In October 2017, a group of Brisbane Roar W-League supporters decided it was time to change the way women football fans in Australia supported their teams.

Historically, Brisbane has been a city dominated by rugby league, on a Friday night during the NRL season, over 30,000 fans can be found at Lang Park. While the Queensland Roar (now Brisbane Roar) was introduced to the city over a decade ago, football has never been centre stage and they’ve had to fight for every inch of coverage. In fact, some people living in Brisbane and the wider region of South-East Queensland didn’t even know Roar had a women’s team.

Fans have had to deal with no direct buses to Lang Park for the early double header kick-offs, a lack of marketing and recognition of players from the club, and no support from the active A-League group, The Den.

So it was time for a handful of long-time supporters to take action to see what they could do to improve support for the Brisbane Roar.

At a fan-planning workshop, a group of 20 supporters came together to give their ideas to improve the W-League team across engagement, merchandising and grassroots support. A week later, a group of 14 supporters in the back meeting room of a café in the inner-suburbs of Brisbane formed The Roar Corps.

The Roar Corps, just like the Rose City Riveters, wanted to have a functional team ready to go by the first home game of the 2017/18 W-League season and they debuted at the first Brisbane Roar home game against Perth Glory.

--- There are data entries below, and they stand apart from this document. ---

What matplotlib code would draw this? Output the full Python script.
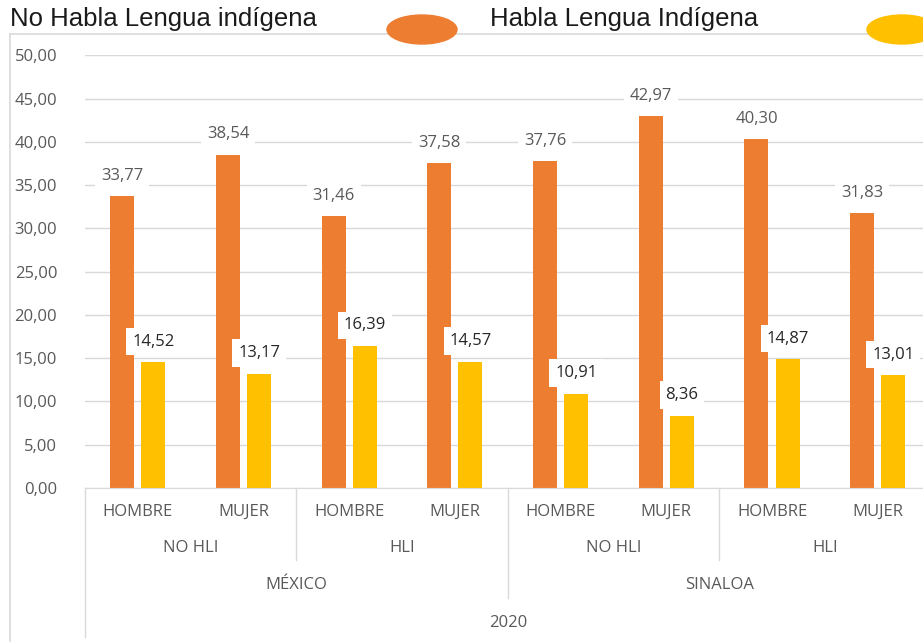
import numpy as np
import matplotlib
matplotlib.use('Agg')
import matplotlib.pyplot as plt
from matplotlib.patches import Ellipse
from matplotlib.lines import Line2D
from matplotlib.transforms import blended_transform_factory

plt.rcParams['font.family'] = ['Open Sans', 'DejaVu Sans']

# datos
sexo = ['HOMBRE', 'MUJER', 'HOMBRE', 'MUJER', 'HOMBRE', 'MUJER', 'HOMBRE', 'MUJER']
grupo = ['NO HLI', 'HLI', 'NO HLI', 'HLI']
region = ['MÉXICO', 'SINALOA']
anio = '2020'
no_habla = [33.77, 38.54, 31.46, 37.58, 37.76, 42.97, 40.30, 31.83]
habla = [14.52, 13.17, 16.39, 14.57, 10.91, 8.36, 14.87, 13.01]

naranja = '#ED7D31'
amarillo = '#FFC000'
gris = '#595959'
linea = '#D9D9D9'

fig = plt.figure(figsize=(9.23, 6.42), dpi=100)
ax = fig.add_axes([0.0921, 0.2399, 0.9161, 0.6737])

x = np.arange(len(sexo))
w = 0.227
b1 = ax.bar(x - 0.147, no_habla, w, color=naranja, zorder=2)
b2 = ax.bar(x + 0.147, habla, w, color=amarillo, zorder=2)

def fmt(v):
    return f'{v:.2f}'.replace('.', ',')

for rect, v in zip(b1, no_habla):
    ax.annotate(fmt(v), (rect.get_x() + rect.get_width() / 2, v),
                xytext=(0, 14.5), textcoords='offset points', ha='center', va='center',
                fontsize=12, color=gris, zorder=4,
                bbox=dict(boxstyle='square,pad=0.35', fc='white', ec='none'))
for rect, v in zip(b2, habla):
    ax.annotate(fmt(v), (rect.get_x() + rect.get_width() / 2, v),
                xytext=(0, 15), textcoords='offset points', ha='center', va='center',
                fontsize=12, color='#262626', zorder=4,
                bbox=dict(boxstyle='square,pad=0.35', fc='white', ec='none'))

ax.set_xlim(-0.5, len(sexo) - 0.5)
ax.set_ylim(0, 50)
ax.set_yticks(np.arange(0, 51, 5))
ax.set_yticklabels([fmt(v) for v in np.arange(0, 51, 5)], fontsize=12, color=gris)
ax.tick_params(axis='y', length=0, pad=20)
ax.set_xticks([])
ax.yaxis.grid(True, color=linea, lw=1, zorder=0)
for s in ['top', 'right', 'left']:
    ax.spines[s].set_visible(False)
ax.spines['bottom'].set_color(linea)

# eje de categorias en varios niveles
tr = blended_transform_factory(ax.transData, fig.transFigure)
for i, s in enumerate(sexo):
    ax.text(i, 0.2025, s, transform=tr, ha='center', va='center', fontsize=12, color=gris)
for i, g in enumerate(grupo):
    ax.text(2 * i + 0.5, 0.1464, g, transform=tr, ha='center', va='center', fontsize=12, color=gris)
for i, r in enumerate(region):
    ax.text(4 * i + 1.5, 0.0888, r, transform=tr, ha='center', va='center', fontsize=12, color=gris)
ax.text(3.5, 0.0296, anio, transform=tr, ha='center', va='center', fontsize=12, color=gris)

y0 = 0.2399
for xs, yb in [(-0.5, 0.0078), (1.5, 0.1277), (3.5, 0.0685), (5.5, 0.1277)]:
    fig.add_artist(Line2D([xs, xs], [y0, yb], transform=tr, color=linea, lw=1, clip_on=False))

# borde del area del grafico
fig.add_artist(Line2D([0.0108, 1], [0.947, 0.947], color=linea, lw=1.2))
fig.add_artist(Line2D([0.0108, 0.0108], [0.947, 0], color=linea, lw=1.2))

# leyenda
fig.text(10 / 923, 1 - 19 / 642, 'No Habla Lengua indígena', fontsize=18.5,
         family=['Liberation Sans', 'DejaVu Sans'], color='#1a1a1a', ha='left', va='center')
fig.text(490 / 923, 1 - 19 / 642, 'Habla Lengua Indígena', fontsize=18.5,
         family=['Liberation Sans', 'DejaVu Sans'], color='#1a1a1a', ha='left', va='center')
fig.add_artist(Ellipse((422 / 923, 1 - 29.5 / 642), 70 / 923, 29 / 642,
                       transform=fig.transFigure, color=naranja, zorder=5))
fig.add_artist(Ellipse((902 / 923, 1 - 29.5 / 642), 70 / 923, 29 / 642,
                       transform=fig.transFigure, color=amarillo, zorder=5))

fig.savefig('out.png', dpi=100)
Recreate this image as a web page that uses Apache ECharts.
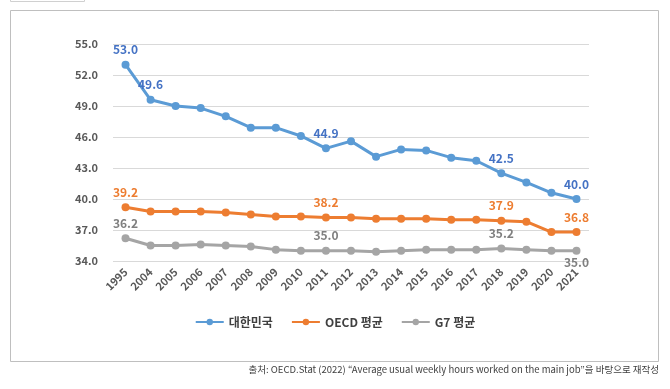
<!DOCTYPE html>
<html><head><meta charset="utf-8">
<script src="https://cdn.jsdelivr.net/npm/echarts@6/dist/echarts.min.js"></script>
<style>html,body{margin:0;padding:0;background:#fff}#c{width:670px;height:389px}</style>
</head><body><div id="c"></div>
<script>
const years = ['1995','2004','2005','2006','2007','2008','2009','2010','2011','2012','2013','2014','2015','2016','2017','2018','2019','2020','2021'];
const korea = [53.0,49.6,49.0,48.8,48.0,46.9,46.9,46.1,44.9,45.6,44.1,44.8,44.7,44.0,43.7,42.5,41.6,40.6,40.0];
const oecd  = [39.2,38.8,38.8,38.8,38.7,38.5,38.3,38.3,38.2,38.2,38.1,38.1,38.1,38.0,38.0,37.9,37.8,36.8,36.8];
const g7    = [36.2,35.5,35.5,35.6,35.5,35.4,35.1,35.0,35.0,35.0,34.9,35.0,35.1,35.1,35.1,35.2,35.1,35.0,35.0];
const seriesNames = ['대한민국','OECD 평균','G7 평균'];
const koreaLabelIdx = [0,1,8,15,18];
const oecdLabelIdx = [0,8,15,18];
const g7LabelIdx = [0,8,15];
const g7LabelBelowIdx = [18];
const yTicks = [34,37,40,43,46,49,52,55];
const sourceText = '출처: OECD.Stat (2022) “Average usual weekly hours worked on the main job”을 바탕으로 재작성';

const FONT = '"Noto Sans CJK KR", "Noto Sans", sans-serif';
const colors = ['#5B9BD5','#ED7D31','#A5A5A5'];
const labelColors = ['#4472C4','#ED7D31','#7F7F7F'];

function mk(values, idxAbove, idxBelow) {
  return values.map((v,i)=>{
    const o = {value:v};
    if (idxAbove.includes(i)) o.label = {show:true, position:'top'};
    else if (idxBelow && idxBelow.includes(i)) o.label = {show:true, position:'bottom', distance:2};
    return o;
  });
}
const chart = echarts.init(document.getElementById('c'));
const lblBase = (c)=>({show:false, fontFamily:FONT, fontWeight:'bold', fontSize:12, color:c, distance:5, formatter:p=>p.value.toFixed(1)});
chart.setOption({
  animation:false,
  grid:{left:113, right:81, top:44, bottom:128},
  xAxis:{type:'category', data:years, boundaryGap:true,
    axisLine:{show:false}, axisTick:{show:false},
    axisLabel:{rotate:45, fontFamily:FONT, fontSize:11, fontWeight:'bold', color:'#595959', margin:9, interval:0}},
  yAxis:{type:'value', min:34, max:55, interval:3,
    axisLine:{show:false}, axisTick:{show:false},
    splitLine:{lineStyle:{color:'#D9D9D9', width:1}},
    axisLabel:{fontFamily:FONT, fontSize:11, fontWeight:'bold', color:'#595959', margin:15, formatter:v=>v.toFixed(1)}},
  legend:{data:seriesNames, bottom:56, left:'center', itemWidth:28, itemHeight:8, itemGap:18,
    textStyle:{fontFamily:FONT, fontSize:12, fontWeight:'bold', color:'#404040'}},
  title:{text:sourceText, right:6, bottom:10, textStyle:{fontFamily:FONT, fontSize:9.5, fontWeight:'normal', color:'#404040'}},
  graphic:[
    {type:'rect', shape:{x:10.5,y:10.5,width:648,height:351}, style:{fill:'none', stroke:'#BFBFBF', lineWidth:1}, silent:true, z:-1},
    {type:'rect', shape:{x:10.5,y:-10,width:74,height:11.5}, style:{fill:'none', stroke:'#D0D0D0', lineWidth:1}, silent:true, z:-1}
  ],
  series:[
    {name:seriesNames[0], type:'line', data:mk(korea,koreaLabelIdx,null), color:colors[0], lineStyle:{width:3}, symbol:'circle', symbolSize:8, label:lblBase(labelColors[0])},
    {name:seriesNames[1], type:'line', data:mk(oecd,oecdLabelIdx,null), color:colors[1], lineStyle:{width:3}, symbol:'circle', symbolSize:8, label:lblBase(labelColors[1])},
    {name:seriesNames[2], type:'line', data:mk(g7,g7LabelIdx,g7LabelBelowIdx), color:colors[2], lineStyle:{width:3}, symbol:'circle', symbolSize:8, label:lblBase(labelColors[2])}
  ]
});
</script></body></html>
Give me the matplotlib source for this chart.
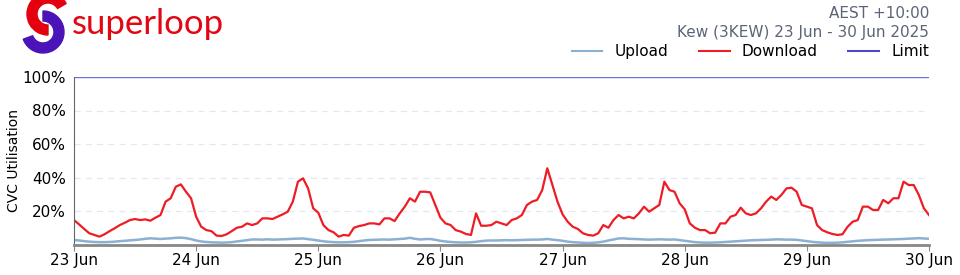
import matplotlib
matplotlib.use('Agg')
import matplotlib.pyplot as plt
from matplotlib.patches import Wedge
from matplotlib.lines import Line2D
import numpy as np

# hourly samples, 23 Jun 00:00 -> 30 Jun 00:00 (percent of CVC)
download = [14.6,12.0,9.3,6.7,5.7,4.7,6.1,8.0,9.7,11.6,13.0,14.6,15.2,14.6,15.0,14.2,16.0,17.6,25.6,27.6,34.5,35.9,31.5,27.6,
            16.6,10.6,8.6,8.0,5.3,5.1,6.1,8.0,10.0,10.6,12.6,11.6,12.6,15.6,15.6,15.2,16.6,18.0,19.6,25.6,37.5,39.5,33.5,21.6,
            19.0,11.6,8.6,7.3,4.7,5.7,5.3,10.0,11.0,11.6,12.6,12.6,12.0,15.6,15.6,14.0,18.6,22.6,27.6,25.6,31.5,31.5,31.1,23.6,
            16.0,12.6,11.6,8.6,7.7,6.3,5.7,18.6,11.2,11.2,11.6,13.6,12.6,11.6,14.6,15.6,17.6,23.6,25.6,26.6,32.5,45.5,35.5,25.6,
            18.0,13.6,10.6,9.3,6.7,5.7,5.3,6.7,11.6,10.0,14.6,17.6,15.6,16.6,15.6,18.6,22.6,19.6,21.6,23.6,37.5,32.5,31.5,24.6,
            21.0,12.6,10.0,8.6,8.6,6.7,7.1,12.6,12.6,16.6,17.6,22.0,18.6,17.6,18.6,21.6,25.6,28.6,26.6,29.6,33.5,33.9,31.5,23.6,
            22.6,21.6,11.6,8.6,7.3,6.3,5.7,6.1,10.6,13.6,14.6,22.6,22.6,20.6,20.6,26.6,24.6,27.6,27.6,37.5,35.5,35.5,29.6,21.6,
            17.6]
upload = [2.7,2.4,2.0,1.7,1.5,1.4,1.4,1.5,1.7,2.0,2.2,2.5,2.7,3.0,3.4,3.7,3.5,3.3,3.5,3.7,4.0,4.1,3.8,3.2,
          2.4,1.8,1.5,1.3,1.2,1.1,1.2,1.4,1.8,2.2,2.6,3.0,3.0,2.9,3.1,2.9,3.0,3.1,3.2,3.4,3.5,3.6,3.2,2.8,
          2.4,1.9,1.6,1.4,1.3,1.3,1.4,1.6,2.0,2.4,2.7,2.8,2.9,3.0,2.9,3.1,3.3,3.5,4.0,3.4,3.0,3.2,3.3,2.8,
          2.2,1.8,1.5,1.3,1.2,1.2,1.3,1.6,2.0,2.3,2.4,2.4,2.5,2.6,2.5,2.6,2.7,2.8,2.9,2.9,3.0,3.3,2.9,2.6,
          2.2,1.7,1.4,1.2,1.0,0.9,1.0,1.3,1.7,2.4,3.0,3.6,3.7,3.4,3.3,3.2,3.0,2.9,3.0,3.1,3.0,2.9,3.0,2.6,
          2.2,1.8,1.4,1.2,1.1,1.1,1.2,1.3,1.5,1.7,1.9,2.1,2.3,2.5,2.6,2.7,2.8,2.9,3.1,3.0,2.9,2.9,2.8,2.4,
          2.0,1.6,1.3,1.1,1.0,1.0,1.1,1.3,1.6,1.9,2.2,2.4,2.6,2.7,2.8,2.9,3.0,3.1,3.2,3.3,3.5,3.6,3.8,3.6,
          3.4]
limit = 100
day_labels = ['23 Jun','24 Jun','25 Jun','26 Jun','27 Jun','28 Jun','29 Jun','30 Jun']
y_ticks = [20, 40, 60, 80, 100]

up_col, dn_col, lim_col = '#8bb0d4', '#ee1c25', '#4a4ac4'

t = np.arange(len(download)) / 24.0

fig = plt.figure(figsize=(9.6, 2.75), dpi=100)
ax = fig.add_axes([74/960, 1-244.5/275, (929-74)/960, (244.5-77)/275])

ax.plot(t, upload, color=up_col, lw=1.8)
ax.plot(t, download, color=dn_col, lw=1.6)
ax.axhline(limit, color='#7070d8', lw=1.0)

ax.set_xlim(0, 7)
ax.set_ylim(0, 100)
ax.set_xticks(np.arange(len(day_labels)))
ax.set_xticklabels(day_labels, fontsize=11)
ax.set_yticks(y_ticks)
ax.set_yticklabels(['%d%%' % v for v in y_ticks], fontsize=11)
ax.tick_params(axis='y', length=0, pad=6)
ax.tick_params(axis='x', length=4, color='#888888', pad=2)
for v in y_ticks[:-1]:
    ax.axhline(v, color='#e3e9f1', lw=0.9, ls=(0, (5, 4)), zorder=0)
ax.spines['top'].set_visible(False)
ax.spines['right'].set_visible(False)
ax.spines['left'].set_color('#666666')
ax.spines['bottom'].set_color('#888888')
ax.spines['bottom'].set_linewidth(2)
ax.set_ylabel('CVC Utilisation', fontsize=10)
ax.yaxis.set_label_coords(-0.062, 0.5)

handles = [Line2D([], [], color=up_col, lw=1.5),
           Line2D([], [], color=dn_col, lw=1.5),
           Line2D([], [], color=lim_col, lw=1.5)]
ax.legend(handles, ['Upload', 'Download', 'Limit'], loc='lower right', bbox_to_anchor=(1.0, 1.108),
          ncol=3, frameon=False, fontsize=11, borderaxespad=0, borderpad=0,
          handlelength=2.0, columnspacing=2.0)

fig.text(929/960, 1-14/275, 'AEST +10:00', ha='right', va='center', fontsize=11, color='#5b6577')
fig.text(929/960, 1-32/275, 'Kew (3KEW) 23 Jun - 30 Jun 2025', ha='right', va='center',
         fontsize=11, color='#5b6577')

# logo
lax = fig.add_axes([0, 1-55/275, 75/960, 55/275])
lax.set_xlim(0, 75)
lax.set_ylim(55, 0)
lax.axis('off')
lax.add_patch(Wedge((48, 14), 21, 90, 330, width=10, color='#e3000f'))
lax.add_patch(Wedge((43, 32), 21, -90, 160, width=10, color='#4a14b8'))
fig.text(72/960, 1-34/275, 'superloop', fontsize=25, color='#e30613', family='Lato',
         ha='left', va='baseline')

plt.savefig('out.png', dpi=100)
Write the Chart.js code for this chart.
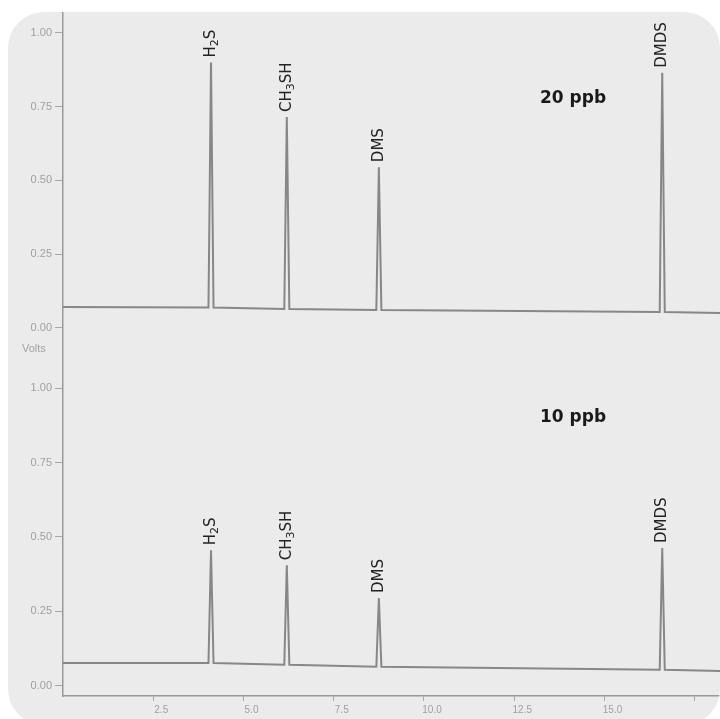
<!DOCTYPE html>
<html>
<head>
<meta charset="utf-8">
<script src="https://cdn.jsdelivr.net/npm/chart.js@4"></script>
<style>
html, body { margin: 0; padding: 0; background: #fff; }
body { width: 720px; height: 719px; overflow: hidden; position: relative; }
#card { position: absolute; left: 8px; top: 12px; width: 712px; height: 713px; background: #ebebeb; border-radius: 36px; overflow: hidden; }
.wrap { position: absolute; left: 0; width: 712px; }
#topWrap { top: 0; height: 323px; }
#botWrap { top: 323px; height: 384px; }
.conc { position: absolute; left: 532px; font: bold 17px "DejaVu Sans"; color: #1a1a1a; }
#volts { position: absolute; left: 14px; top: 330px; font: 11px "Liberation Sans"; color: #a3a3a3; }
</style>
</head>
<body>
<div id="card">
  <div class="wrap" id="topWrap"><canvas id="topChart"></canvas></div>
  <div class="wrap" id="botWrap"><canvas id="botChart"></canvas></div>
  <div class="conc" style="top:75px">20 ppb</div>
  <div class="conc" style="top:394px">10 ppb</div>
  <div id="volts">Volts</div>
</div>
<script>
// peaks (retention time in minutes); "_" marks a subscript digit
const peakNames = ['H_2S', 'CH_3SH', 'DMS', 'DMDS'];
const peakTimes = [4.1, 6.2, 8.75, 16.6];
const peakWidth = 0.07;

// peak tops and baseline under each peak (volts)
const heights20 = [0.90, 0.715, 0.545, 0.865];
const feet20 = [0.069, 0.064, 0.061, 0.054];
const ends20 = [0.071, 0.051];

const heights10 = [0.455, 0.405, 0.295, 0.463];
const feet10 = [0.077, 0.071, 0.064, 0.054];
const ends10 = [0.077, 0.050];

const xMin = 0, xMax = 18.2;
const xTicks = [2.5, 5, 7.5, 10, 12.5, 15, 17.5];
const yTicks = [0, 0.25, 0.5, 0.75, 1];

function trace(heights, feet, ends) {
    const pts = [{ x: xMin, y: ends[0] }];
    peakTimes.forEach((t, i) => {
        pts.push({ x: t - peakWidth, y: feet[i] }, { x: t, y: heights[i] }, { x: t + peakWidth, y: feet[i] });
    });
    pts.push({ x: xMax, y: ends[1] });
    return pts;
}

// split "CH_3SH" into normal / subscript pieces
function pieces(name) {
    const out = [];
    for (let i = 0; i < name.length; i++) {
        if (name[i] === '_') { out.push({ t: name[i + 1], sub: true }); i++; }
        else out.push({ t: name[i], sub: false });
    }
    return out;
}

// rotated compound names above each peak
const peakLabels = {
    id: 'peakLabels',
    afterDatasetsDraw(chart, args, opts) {
        const { ctx, scales } = chart;
        const big = '15px "DejaVu Sans"', small = '11px "DejaVu Sans"';
        ctx.save();
        ctx.fillStyle = '#222';
        ctx.textAlign = 'left';
        ctx.textBaseline = 'middle';
        peakNames.forEach((name, i) => {
            const x = scales.x.getPixelForValue(peakTimes[i]);
            const y = scales.y.getPixelForValue(opts.heights[i]) - 5;
            ctx.save();
            ctx.translate(x, y);
            ctx.rotate(-Math.PI / 2);
            let cx = 0;
            pieces(name).forEach(p => {
                ctx.font = p.sub ? small : big;
                ctx.fillText(p.t, cx, p.sub ? 4 : 0);
                cx += ctx.measureText(p.t).width;
            });
            ctx.restore();
        });
        ctx.restore();
    }
};

function makeChart(id, heights, feet, ends, yMin, yMax, showX) {
    return new Chart(document.getElementById(id), {
        type: 'line',
        data: {
            datasets: [{
                data: trace(heights, feet, ends),
                borderColor: '#878787',
                borderWidth: 2,
                pointRadius: 0,
                tension: 0
            }]
        },
        options: {
            responsive: true,
            maintainAspectRatio: false,
            animation: false,
            layout: { padding: 0 },
            scales: {
                x: {
                    type: 'linear',
                    display: showX,
                    min: xMin,
                    max: xMax,
                    afterBuildTicks: s => { s.ticks = xTicks.map(v => ({ value: v })); },
                    afterFit: s => {
                        if (showX) s.height = 23;
                        s.paddingLeft = 0; s.paddingRight = 0;
                    },
                    border: { color: '#9a9a9a', width: 1.5 },
                    grid: { drawOnChartArea: false, tickLength: 5, color: '#a8a8a8' },
                    ticks: {
                        color: '#a0a0a0',
                        font: { family: 'Liberation Sans', size: 10 },
                        padding: 3,
                        labelOffset: 8,
                        maxRotation: 0,
                        callback: v => v > 16 ? '' : v.toFixed(1)
                    }
                },
                y: {
                    min: yMin,
                    max: yMax,
                    afterBuildTicks: s => { s.ticks = yTicks.map(v => ({ value: v })); },
                    afterFit: s => { s.width = 55; s.paddingTop = 0; s.paddingBottom = 0; },
                    border: { color: '#9a9a9a', width: 1.5 },
                    grid: { drawOnChartArea: false, tickLength: 8, color: '#a8a8a8' },
                    ticks: {
                        color: '#a0a0a0',
                        font: { family: 'Liberation Sans', size: 11 },
                        padding: 3,
                        callback: v => v.toFixed(2)
                    }
                }
            },
            plugins: {
                legend: { display: false },
                tooltip: { enabled: false },
                peakLabels: { heights: heights }
            }
        },
        plugins: [peakLabels]
    });
}

makeChart('topChart', heights20, feet20, ends20, -0.024, 1.071, false);
makeChart('botChart', heights10, feet10, ends10, -0.034, 1.178, true);
</script>
</body>
</html>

While Brisbane lost that game, The Roar Corps gained momentum and future games have seen them become more popular.

It has also changed the atmosphere of home games; their chanting has even been heard multiple times through SBS Viceland and Fox Sports coverage.

Active supporters can make the game more positive and exciting, even if the team is down, which has made a difference for both other supporters and for the players on the field.

The Roar Corps not only want to inspire and encourage other fans to create their own active supporters groups for their team to increase fan engagement and atmosphere at games but also push their clubs to fix the issues involved in women’s football.

This type of engagement is different from fans just expressing their displeasure with the game. It means having a relationship with the club to be able to have a plan in place to help fix issues such as having their club push Football Federation Australia for a full home and away W-League season or ensuring the W-League side has adequate training facilities.

So this is why active supporters for W-League teams are so essential. They become a much-needed boost of support; a direct line from fans to the club, to ensure the future of the women’s game is going in the right direction.